GIVEN PROBLEM:
Do not repeat pictures. Repeat exactly the lines of the listing below from its first line through the line with "plt.rcParams['font.weight'] = 'bold'".
====
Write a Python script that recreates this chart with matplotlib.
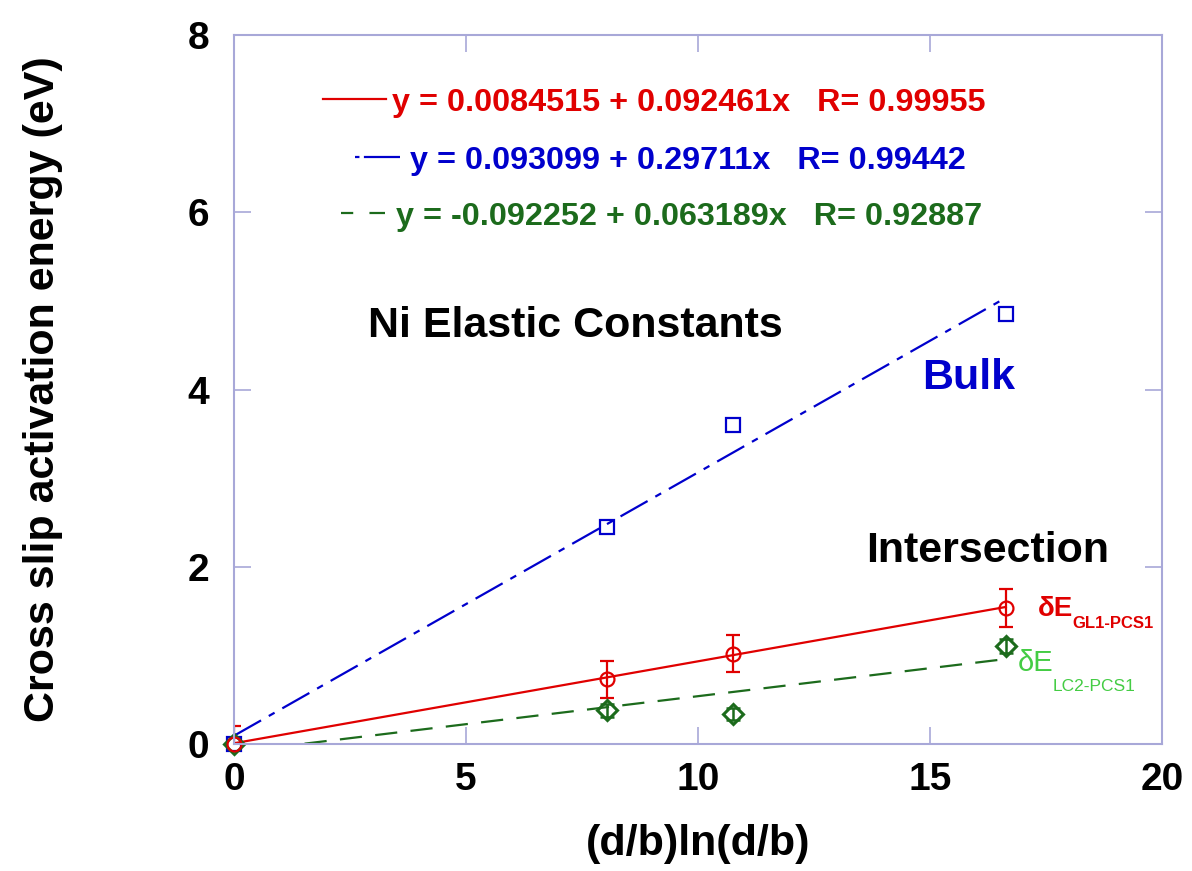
import numpy as np
import matplotlib
matplotlib.use('Agg')
from matplotlib import pyplot as plt

plt.rcParams['font.family'] = ['Liberation Sans', 'DejaVu Sans']
plt.rcParams['font.weight'] = 'bold'

# (d/b)ln(d/b) for d/b = 1, 5, 6, 8
x_vals = [0.0, 8.047, 10.751, 16.636]

bulk_E = [0.0, 2.45, 3.60, 4.85]
gl1_E = [0.0, 0.73, 1.02, 1.535]
gl1_err = [0.20, 0.21, 0.21, 0.21]
lc2_E = [0.0, 0.38, 0.34, 1.11]
lc2_err = [0.05, 0.07, 0.07, 0.08]

# linear fits: intercept, slope, R
fit_gl1 = (0.0084515, 0.092461, 0.99955)
fit_bulk = (0.093099, 0.29711, 0.99442)
fit_lc2 = (-0.092252, 0.063189, 0.92887)

x_ticks = [0, 5, 10, 15, 20]
y_ticks = [0, 2, 4, 6, 8]

RED = '#e00000'
BLUE = '#0000cc'
DKGREEN = '#1c6b1c'
LTGREEN = '#44cc44'
FRAME = '#a8a8d8'

BULK_DASH = (14, 4, 3, 4)
LC2_DASH = (10, 6)


def fit_line(fit, xs):
    b, m, _ = fit
    return [b + m * x for x in xs]


def main():
    fig = plt.figure(figsize=(11.92, 8.71), dpi=100)
    ax = fig.add_axes([0.1963, 0.1458, 0.7785, 0.814])

    ax.set_xlim(0, 20)
    ax.set_ylim(0, 8)
    ax.set_xticks(x_ticks)
    ax.set_yticks(y_ticks)
    ax.tick_params(direction='in', length=12, width=1.2, color=FRAME,
                   top=True, right=True, labelsize=28)
    ax.tick_params(axis='x', pad=13)
    ax.tick_params(axis='y', pad=18)
    for sp in ax.spines.values():
        sp.set_color(FRAME)
        sp.set_linewidth(1.5)

    xfit = [0.0, x_vals[-1]]

    # fitted lines
    ax.plot(xfit, fit_line(fit_gl1, xfit), color=RED, lw=1.6)
    ax.plot(xfit, fit_line(fit_bulk, xfit), color=BLUE, lw=1.6, dashes=BULK_DASH)
    ax.plot(xfit, fit_line(fit_lc2, xfit), color=DKGREEN, lw=1.6, dashes=LC2_DASH)

    # error bars
    ax.errorbar(x_vals, gl1_E, yerr=gl1_err, fmt='none', ecolor=RED,
                elinewidth=1.6, capsize=5, capthick=1.6)
    ax.errorbar(x_vals[1:], lc2_E[1:], yerr=lc2_err[1:], fmt='none', ecolor=DKGREEN,
                elinewidth=1.8, capsize=5, capthick=1.8)

    # data points
    ax.plot(x_vals, bulk_E, 's', ms=10, mfc='none', mec=BLUE, mew=1.6, clip_on=False)
    ax.plot(x_vals, lc2_E, 'D', ms=10, mfc='none', mec=DKGREEN, mew=2.2, clip_on=False)
    ax.plot(x_vals, gl1_E, 'o', ms=10, mfc='none', mec=RED, mew=1.6, clip_on=False)

    # fit legend
    rows = [
        (fit_gl1, RED, None, (0.0959, 0.1638), 0.9097, 0.1703, 0.8928),
        (fit_bulk, BLUE, (2, 2, 17, 4), (0.1304, 0.1789), 0.828, 0.1897, 0.811),
        (fit_lc2, DKGREEN, (5.5, 7.3, 7.3, 7.3), (0.1153, 0.1627), 0.749, 0.1746, 0.732),
    ]
    for fit, col, dash, (x0, x1), ly, tx, ty in rows:
        kw = {} if dash is None else {'dashes': dash}
        ax.plot([x0, x1], [ly, ly], color=col, lw=1.6, transform=ax.transAxes,
                clip_on=False, **kw)
        b, m, r = fit
        label = 'y = %s + %sx   R= %s' % ('%.8g' % b, '%.8g' % m, '%.5f' % r)
        ax.text(tx, ty, label, color=col, fontsize=23.35, fontweight='bold',
                transform=ax.transAxes, ha='left', va='baseline')

    # annotations
    ax.text(2.89, 4.72, 'Ni Elastic Constants', fontsize=31, fontweight='bold',
            color='black', ha='left', va='center')
    ax.text(14.83, 4.13, 'Bulk', fontsize=31, fontweight='bold',
            color=BLUE, ha='left', va='center')
    ax.text(13.62, 2.18, 'Intersection', fontsize=31, fontweight='bold',
            color='black', ha='left', va='center')

    ax.text(17.33, 1.44, 'δE', fontsize=20, fontweight='bold', color=RED,
            ha='left', va='baseline')
    ax.annotate('GL1-PCS1', xy=(17.33, 1.44), xytext=(25, -8), textcoords='offset points',
                fontsize=12, fontweight='bold', color=RED, ha='left', va='baseline')
    ax.text(16.9, 0.82, 'δE', fontsize=21, fontweight='normal', color=LTGREEN,
            ha='left', va='baseline')
    ax.annotate('LC2-PCS1', xy=(16.9, 0.82), xytext=(25, -14), textcoords='offset points',
                fontsize=12.5, fontweight='normal', color=LTGREEN, ha='left', va='baseline')

    ax.set_xlabel('(d/b)ln(d/b)', fontsize=31, fontweight='bold', labelpad=19)
    ax.set_ylabel('Cross slip activation energy (eV)', fontsize=31, fontweight='bold')
    ax.yaxis.set_label_coords(-0.184, 0.5)

    fig.savefig('out.png', dpi=100)


if __name__ == "__main__":
    main()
====
EXERCISE SOLUTION:
Write a Python script that recreates this chart with matplotlib.
import numpy as np
import matplotlib
matplotlib.use('Agg')
from matplotlib import pyplot as plt

plt.rcParams['font.family'] = ['Liberation Sans', 'DejaVu Sans']
plt.rcParams['font.weight'] = 'bold'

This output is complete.